The dependencies attribute uses the same Map structure as the compile dependency groups described above (group, transitive, fetchSource, transitiveGroups).

Examples

Run a main class with JVM and program arguments:

java.run(
    main: "com.example.App",
    jvmArguments: "-Xmx512m -Dconfig=prod",
    arguments: "--port 8080"
)

Run a standalone source file (no compile step required):

java.run(main: "src/main/tools/Hello.java")

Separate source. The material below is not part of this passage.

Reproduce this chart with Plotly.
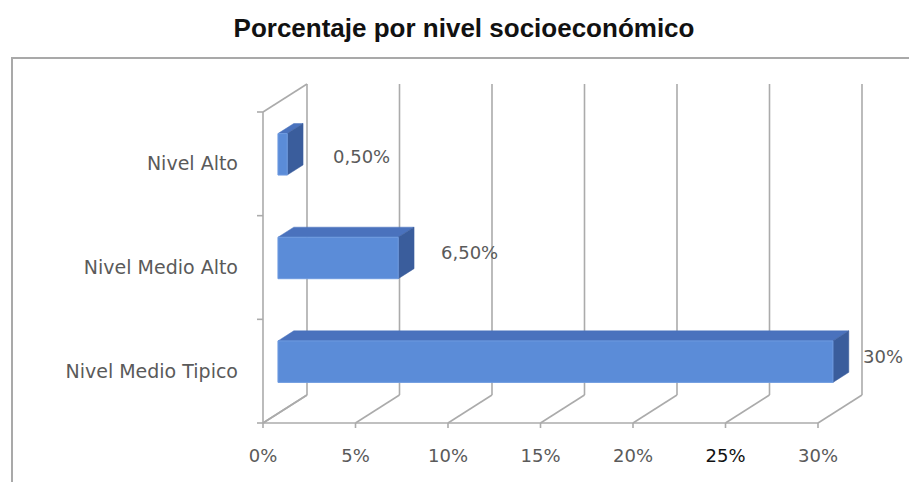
import plotly.graph_objects as go

# ---------------- data ----------------
categories = ["Nivel Medio Tipico", "Nivel Medio Alto", "Nivel Alto"]
values = [30.0, 6.5, 0.5]
value_labels = ["30%", "6,50%", "0,50%"]
x_ticks = [0, 5, 10, 15, 20, 25, 30]
x_tick_labels = ["0%", "5%", "10%", "15%", "20%", "25%", "30%"]

# ---------------- style ----------------
W, H = 909, 482
ML, MR, MT, MB = 256, 6, 82, 53
KX = 18.5        # px per percent
KY = 103.67      # px per category
X0 = -7 / KX
X1 = X0 + (W - ML - MR) / KX
Y0 = -0.5 - 6 / KY
Y1 = Y0 + (H - MT - MB) / KY
DX = 44 / KX     # depth offset (x)
DY = 28 / KY     # depth offset (y)
F1, F2 = 0.34, 0.70   # bar front/back depth fractions
BH = 0.2              # half bar height (category units)
GRID = "#ababab"
TXT = "#5a5a5a"
FRONT = "#5b8cd8"
TOP = "#4a72bd"
SIDE = "#3a5d9c"
label_xshift = [12, 25, 28]
label_yshift = [5, 5, -2]
FONT = "DejaVu Sans"

fig = go.Figure()

# walls / floor grid
gx, gy = [], []
ymin, ymax = -0.5, len(categories) - 0.5
# left wall
for seg in [((0, ymin), (0, ymax)), ((0, ymax), (DX, ymax + DY)), ((0, ymin), (DX, ymin + DY))]:
    gx += [seg[0][0], seg[1][0], None]
    gy += [seg[0][1], seg[1][1], None]
for v in x_ticks:
    # back wall vertical gridline
    gx += [v + DX, v + DX, None]
    gy += [ymin + DY, ymax + DY, None]
    # floor diagonal
    gx += [v, v + DX, None]
    gy += [ymin, ymin + DY, None]
# front floor edge
gx += [x_ticks[0], x_ticks[-1], None]
gy += [ymin, ymin, None]
# x tick marks
for v in x_ticks:
    gx += [v, v, None]
    gy += [ymin, ymin - 5 / KY, None]
# y tick marks (category boundaries)
for b in range(len(categories) + 1):
    yb = ymin + b
    gx += [0, -6 / KX, None]
    gy += [yb, yb, None]
fig.add_trace(go.Scatter(x=gx, y=gy, mode="lines", line=dict(color=GRID, width=1.6),
                         hoverinfo="skip", showlegend=False))

# 3D bars
for i, v in enumerate(values):
    cf = i + DY * F1
    cb = i + DY * F2
    xf0, xf1 = DX * F1, v + DX * F1
    xb0, xb1 = DX * F2, v + DX * F2
    # top face
    fig.add_trace(go.Scatter(x=[xf0, xf1, xb1, xb0, xf0], y=[cf + BH, cf + BH, cb + BH, cb + BH, cf + BH],
                             fill="toself", fillcolor=TOP, mode="lines", line=dict(color=TOP, width=0.5),
                             hoverinfo="skip", showlegend=False))
    # side face
    fig.add_trace(go.Scatter(x=[xf1, xb1, xb1, xf1, xf1], y=[cf - BH, cb - BH, cb + BH, cf + BH, cf - BH],
                             fill="toself", fillcolor=SIDE, mode="lines", line=dict(color=SIDE, width=0.5),
                             hoverinfo="skip", showlegend=False))
    # front face
    fig.add_trace(go.Scatter(x=[xf0, xf1, xf1, xf0, xf0], y=[cf - BH, cf - BH, cf + BH, cf + BH, cf - BH],
                             fill="toself", fillcolor=FRONT, mode="lines", line=dict(color="#6f9be0", width=1),
                             hoverinfo="skip", showlegend=False))
    fig.add_annotation(x=xb1, y=cf, text=value_labels[i], showarrow=False, xanchor="left",
                       xshift=label_xshift[i], yshift=label_yshift[i],
                       font=dict(family=FONT, size=18, color=TXT))

tick_text = [t if t != "25%" else "<span style='color:#111111'>25%</span>" for t in x_tick_labels]

fig.update_layout(
    width=W, height=H, autosize=False,
    margin=dict(l=ML, r=MR, t=MT, b=MB, pad=0),
    paper_bgcolor="white", plot_bgcolor="rgba(0,0,0,0)",
    title=dict(text="<b>Porcentaje por nivel socioeconómico</b>", x=464 / W, xanchor="center",
               y=1 - 28 / H, yanchor="middle", yref="container",
               font=dict(family="Liberation Sans", size=26, color="#111111")),
    xaxis=dict(range=[X0, X1], tickvals=x_ticks, ticktext=tick_text, showgrid=False, zeroline=False,
               showline=False, ticks="", ticklabelstandoff=14,
               tickfont=dict(family=FONT, size=18, color=TXT)),
    yaxis=dict(range=[Y0, Y1], tickvals=list(range(len(categories))), ticktext=categories,
               showgrid=False, zeroline=False, showline=False, ticks="", ticklabelstandoff=17,
               tickfont=dict(family=FONT, size=19, color=TXT)),
    shapes=[dict(type="rect", xref="paper", yref="paper",
                 x0=(12 - ML) / (W - ML - MR), x1=1.2,
                 y0=-0.5, y1=(H - MB - 58) / (H - MT - MB),
                 line=dict(color="#a9a9a9", width=2), fillcolor="rgba(0,0,0,0)")],
)

fig.write_html("out.html")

Capture the exit code instead of failing the build:

int rc = java.run(main: "com.example.App", failOnError: false)
if (rc != 0) {
  // handle the failure yourself
}

Add extra environment variables and pin the working directory:

java.run(
    main: "com.example.App",
    environment: ["MY_VAR": "value"],
    workingDirectory: "build/run"
)

Cleaning

The clean method on the Java plugin deletes the entire build directory. Here’s an example of using this method:

java.clean()

Advanced usage

The Java plugin provides additional methods for advanced use cases:

Main classpath

You can retrieve the main classpath for the project using the getMainClasspath method. This returns a classpath string that includes all the compile, runtime, and provided dependencies:

String cp = java.getMainClasspath()

JarJar

The jarjar method allows you to shade and repackage dependencies using JarJar. This is useful when you need to bundle dependencies into your JAR with relocated packages to avoid conflicts:

java.jarjar(dependencyGroup: "compile") {
  rule(from: "org.example.**", to: "com.mycompany.shaded.org.example.@1")
}

The dependencyGroup attribute specifies which dependency group to shade. Inside the closure, use the rule method to define package relocation rules with from and to attributes.